Ella siempre nos daba consejos por si había un
naufragio. Nos decía como debíamos abandonar el barco. Cómo colocar el
salvavidas y cómo saltar al mar.
Siempre prestaba una especial atención a no
hundirse si había un naufragio y quedábamos a la deriva. Creo que se ahogó
alguna vez. Que se hundió y nadie apareció para salvarla. Por eso nos explicaba
todo esto. No le tenía miedo al agua y salía a nadar cada mañana cuando vivía
en su casa de la playa. Siempre salía a nadar después del desayuno.
Tenía una rutina marcada, cada día hacía lo mismo, menos los martes. Los martes cogía su coche y
se iba no sabemos a dónde. Desaparecía. Ese día siempre subía la marea como
queriendo llamar su atención pero ella no iba a nadar los martes.

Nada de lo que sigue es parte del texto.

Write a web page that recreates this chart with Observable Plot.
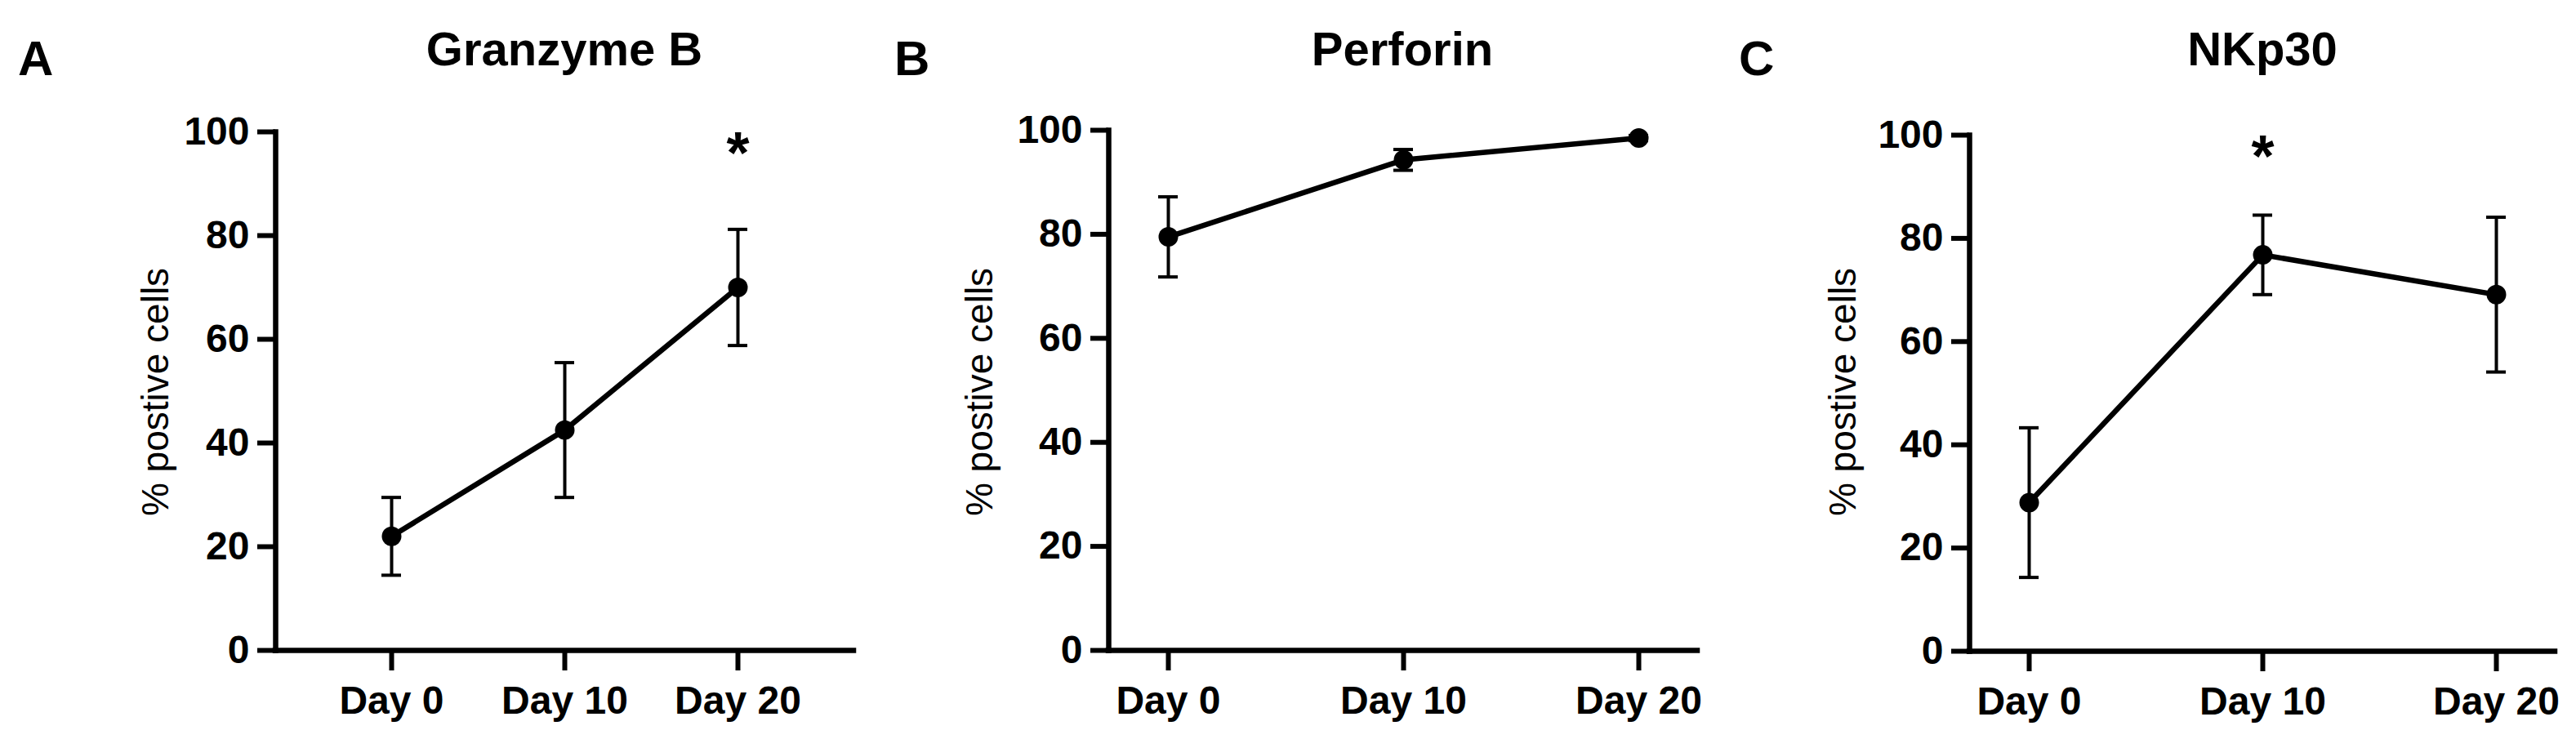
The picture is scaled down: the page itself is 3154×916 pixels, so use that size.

Un armario de su casa de la playa estaba lleno de
cuadernos. Escribía algo cada vez que salía del agua. Una nota sobre un
naufragio, un consejo para no hundirse en el mar. Era una experta en olas,
mareas y vientos.
Una vez se tatuó el viento en el brazo. Y nosotros le
preguntábamos cómo alguien puede tatuarse el viento. Se reía y nos decía que si
el viento es favorable no te ahogas.
Yo creo que fue feliz aunque a veces se ahogara. Creo
que aprendió a nadar para sobrevivir. Y cuando alguien quiere sobrevivir es
porque alguna vez fue feliz y quiere volver a vivir esa experiencia. Por eso
creo que ella lo fue.
Que caprichosa es la vida. Porque ella murió ahogada
en sus propios recuerdos, cuando olvidó como nadar. Cuando olvidó qué era un
naufragio.
Cuando su enfermedad apareció, salía a la playa y se
quedaba mirando el mar. Después del desayuno. Nunca más volvió a pisar el agua.
Sólo miraba el mar. Horas y horas. Luego entraba en la casa de la playa, abría
el armario y sacaba un cuaderno sin terminar. Escribía todos los días lo mismo:
aún no me he olvidado de olvidar. La fecha del día al lado. Y así durante años.
Los martes desaparecía y cuando se hacía de noche
teníamos que ir a buscarla. Se perdía y la encontrábamos llorando. Decía que
quería ir a un sitio pero que no recordaba cual. Qué necesitaba una brújula.
Nos costaba horas tranquilizarla.
Lo perdió todo menos su casa de la playa. Y allí nos
dejó un día, cuando la marea estaba más baja que nunca porque se había cansado
de llamar su atención. Creo que no murió por su enfermedad. Que murió de pura
melancolía por su mar, porque ya no podía nadar.
Un año después, un domingo me acerqué a la casa de la
playa para pasar el día de descanso. Descubrí un lugar escondido donde guardaba
brújulas y mapas que ella misma había hecho. Fotografías antiguas. Un diario de
un capitán de barco. Su padre había tenido un barco pero naufragó porque no
había un faro cerca. Murió intentando no ahogarse. No había viento favorable
para él. Ella sobrevivió por el mismo viento que mató a su padre. Por eso
construyó la casa de la playa en el lugar del naufragio. Un faro como homenaje
a todos los barcos hundidos.
Encontré un mapa que indicaba un lugar cerca de la
casa y fui a comprobar que era. Había escondido en el bosque una réplica exacta
del barco de su padre y cada martes iba a construir algo nuevo en él. Cada nota
que escribía en sus cuadernos cuando salía de nadar era un apunte sobre cómo
avanzar el barco. Nadie sabía nada. Nadie lo descubrió antes hasta ese día. Al
lado de la puerta principal había tallado una inscripción: el viento no te
salva. Te salva la furia con la que te agarras al salvavidas y lo bien nivelada
que tengas tu brújula.
Qué coraje tenía dentro la mujer mar. Cuánto nos quedó
por decirla. Ojalá hubiera sabido que nos salvó a todos, de ese naufragio que llaman soledad.